Today the Minister for Housing described the level of rent increases in Ireland as ‘unsustainable’. Yet in doing so he offered nothing to actually address the issue.

Unsustainable to him is a word in a press release. Unsustainable, to a family in rented accommodation means potential homelessness.

Yesterday’s ESRI report should be the impetus needed for this Government to call an urgent halt to the dangerous way in which the rental sector in Ireland is developing.

It is surely time for recognition that an immediate nationwide rent freeze is required and it must seriously begin the debate regarding whether or not the Central Bank mortgage rules are having the unintended consequence of driving the rental sector further and further out of control.

The Central Bank mortgage rules were implemented in order to stop people taking on mortgages they could not afford.

But as a result of spiraling house prices, the deposit amounts required get further and further from ordinary worker’s reach and therefore so too does home ownership, this despite the ability of many to comfortably sustain a mortgage repayment.

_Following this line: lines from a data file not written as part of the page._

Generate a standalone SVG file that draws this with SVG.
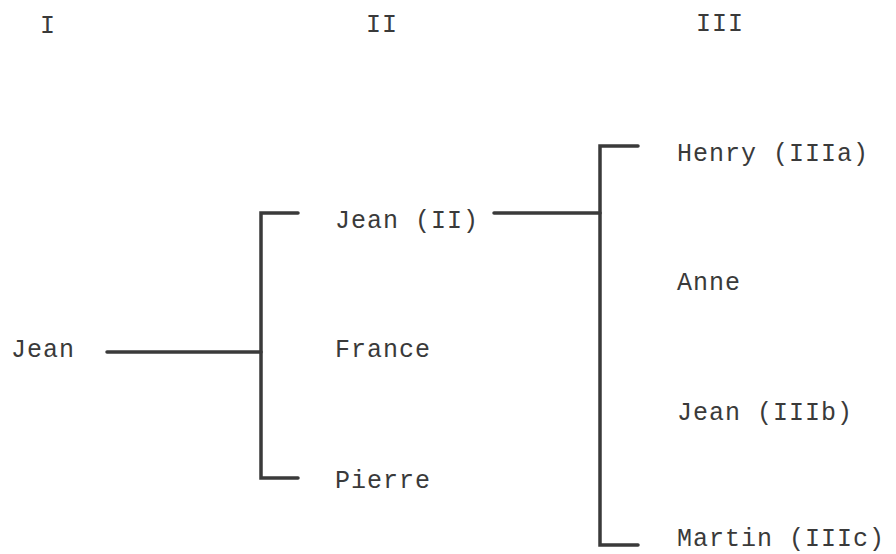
<svg xmlns="http://www.w3.org/2000/svg" width="896" height="554" viewBox="0 0 896 554">
<style>
text{font-family:"Liberation Mono","DejaVu Sans Mono",monospace;font-size:25px;letter-spacing:1px;fill:#3a3a3a}
.c{stroke:#3a3a3a;stroke-width:3.5;fill:none;stroke-linecap:round;stroke-linejoin:miter}
</style>
<rect width="896" height="554" fill="#fff"/>
<g id="headers">
<text x="40" y="33">I</text>
<text x="366" y="32">II</text>
<text x="696" y="31">III</text>
</g>
<g id="connectors">
<path class="c" d="M107 352 H261"/>
<path class="c" d="M298 213 H261 V478 H298"/>
<path class="c" d="M494 213 H600"/>
<path class="c" d="M638 146 H600 V545 H638"/>
</g>
<g id="n-jean"><text x="11" y="357">Jean</text></g>
<g id="n-jean2"><text x="335" y="228">Jean (II)</text></g>
<g id="n-france"><text x="335" y="357">France</text></g>
<g id="n-pierre"><text x="335" y="488">Pierre</text></g>
<g id="n-henry"><text x="677" y="161">Henry (IIIa)</text></g>
<g id="n-anne"><text x="677" y="290">Anne</text></g>
<g id="n-jean3"><text x="677" y="420">Jean (IIIb)</text></g>
<g id="n-martin"><text x="677" y="546">Martin (IIIc)</text></g>
</svg>
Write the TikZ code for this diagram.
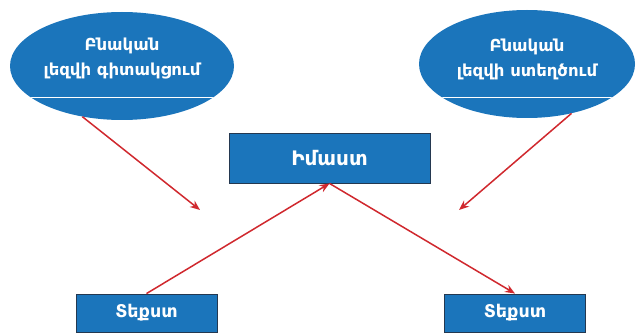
\documentclass[tikz,border=0pt]{standalone}
\usepackage{fontspec}
\setmainfont{DejaVu Sans}
\usetikzlibrary{shapes.geometric,arrows.meta}
\definecolor{fillblue}{HTML}{1B75BB}
\definecolor{edgedark}{HTML}{243850}
\definecolor{arrowred}{HTML}{D0282E}
\tikzset{
  ell/.style={ellipse, fill=fillblue, draw=none, minimum width=224pt, minimum height=108pt, inner sep=0pt},
  elltext/.style={text=white, font=\bfseries\fontsize{16.5}{25}\selectfont, align=center, inner sep=0pt},
  bigbox/.style={rectangle, fill=fillblue, draw=edgedark, line width=0.9pt, minimum width=201pt, minimum height=50pt,
    text=white, font=\bfseries\fontsize{20}{22}\selectfont},
  smallbox/.style={rectangle, fill=fillblue, draw=edgedark, line width=0.9pt, minimum width=141pt, minimum height=38pt,
    text=white, font=\bfseries\fontsize{17.5}{19}\selectfont},
  redarrow/.style={draw=arrowred, line width=1.5pt, -{Stealth[length=10pt,width=8pt]}},
  chord/.style={draw=white, line width=1pt}
}
\begin{document}
\begin{tikzpicture}[x=1pt,y=-1pt]
\useasboundingbox (0,0) rectangle (642,334);
\fill[white] (0,0) rectangle (642,334);
% ellipses
\node[ell] (u) at (122,66) {};
\node[ell, minimum width=216pt] (g) at (527,64) {};
\node[elltext] (ut) at (122,59) {Բնական\\լեզվի գիտակցում};
\node[elltext] (gt) at (527,59) {Բնական\\լեզվի ստեղծում};
\begin{scope}
  \clip (u.center) ellipse [x radius=112pt, y radius=54pt];
  \draw[chord] (0,98) -- (260,98);
\end{scope}
\begin{scope}
  \clip (g.center) ellipse [x radius=108pt, y radius=54pt];
  \draw[chord] (400,98) -- (642,98);
\end{scope}
% boxes
\node[bigbox] (m) at (329.5,158) {Իմաստ};
\node[smallbox] (t1) at (146.5,313) {Տեքստ};
\node[smallbox] (t2) at (515,313) {Տեքստ};
% free arrow ends
\coordinate (tipL) at (200,210);
\coordinate (tipR) at (459,210);
% arrows
\draw[redarrow] (u.232) -- (tipL);
\draw[redarrow] (g.-48) -- (tipR);
\draw[redarrow] (t1.north) -- (m.south);
\draw[redarrow] (m.south) -- (t2.north);
\end{tikzpicture}
\end{document}
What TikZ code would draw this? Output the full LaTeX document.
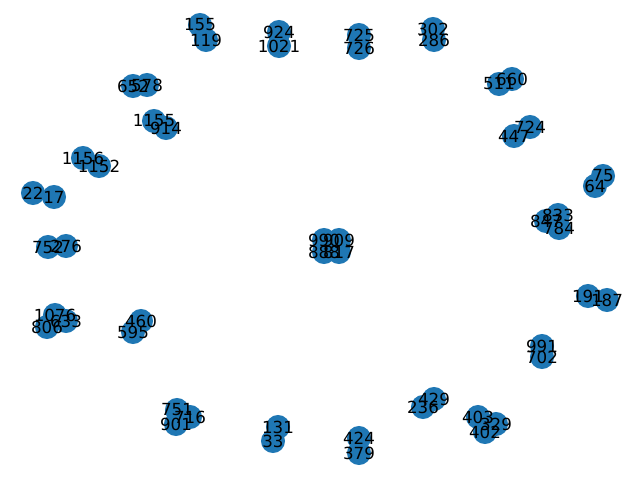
\documentclass[tikz,border=0pt]{standalone}
\usepackage{fontspec}
\setmainfont{DejaVu Sans}
\definecolor{tabblue}{HTML}{1F77B4}
\tikzset{
  dot/.style={circle,fill=tabblue,draw=none,minimum size=17.3pt,inner sep=0pt},
  lab/.style={inner sep=0pt,font=\fontsize{12pt}{14pt}\selectfont,text=black},
  edge/.style={draw=black,line width=0.72pt}
}
\begin{document}
\begin{tikzpicture}[x=0.72pt,y=-0.72pt]
\useasboundingbox (0,0) rectangle (640,480);
\foreach \n/\x/\y in {155/200/25,119/206/40,924/279/32,1021/279/46,725/359/35,726/359/48,
  302/433/29,286/434/40,660/512/79,511/499/84,652/133/86,578/147/85,1155/154/121,914/166/128,
  724/530/127,447/514/136,1156/83/158,1152/99/166,75/603/176,64/595/186,22/33/193,17/54/197,
  847/546/221,833/558/215,784/559/228,752/48/247,276/66/246,
  990/324/240,909/339/240,888/324/252,817/339/252,
  191/588/296,187/607/300,1076/55/315,806/47/327,633/66/321,460/141/321,595/133/332,
  991/542/346,702/542/357,751/177/410,716/190/417,901/176/424,429/434/399,236/423/407,
  131/278/427,33/273/441,403/478/417,329/496/424,402/485/432,424/359/438,379/359/453}
  \coordinate (n\n) at (\x,\y);
\foreach \a/\b in {155/119,924/1021,725/726,302/286,660/511,652/578,1155/914,724/447,
  1156/1152,75/64,22/17,847/833,833/784,752/276,990/909,909/817,888/817,990/888,
  191/187,1076/806,806/633,460/595,991/702,751/716,716/901,429/236,131/33,
  403/329,329/402,424/379}
  \draw[edge] (n\a) -- (n\b);
\foreach \n in {155,119,924,1021,725,726,302,286,660,511,652,578,1155,914,724,447,1156,1152,
  75,64,22,17,847,833,784,752,276,990,909,888,817,191,187,1076,806,633,460,595,991,702,
  751,716,901,429,236,131,33,403,329,402,424,379}
  \node[dot] (d\n) at (n\n) {};
\foreach \n in {155,119,924,1021,725,726,302,286,660,511,652,578,1155,914,724,447,1156,1152,
  75,64,22,17,847,833,784,752,276,990,909,888,817,191,187,1076,806,633,460,595,991,702,
  751,716,901,429,236,131,33,403,329,402,424,379}
  \node[lab] (t\n) at (n\n) {\n};
\end{tikzpicture}
\end{document}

Instead people have been forced to turn to the private rented sector where they find little to no security of tenure and escalating rental costs which are more often than not significantly higher than the mortgage payment they would have to make if they could just get a deposit together.

Recent data from Daft.ie shows that most mortgages needed to buy one, two or three bedroom properties cost substantially less per month than average rents for similar properties. In some cases, a mortgage is half the cost of the rent.

Similar data was published by Cairn Homes showing that it’s 50% more expensive to rent a property in one of its developments than it is to buy – a situation which cause the Cairns CEO to comment:

“That’s an extraordinary number that people don’t seem to fully understand.”

In ‘helping’ people to avoid mortgages they cannot afford, the Central Bank rules have forced increasing numbers of people to take on rents they cannot afford.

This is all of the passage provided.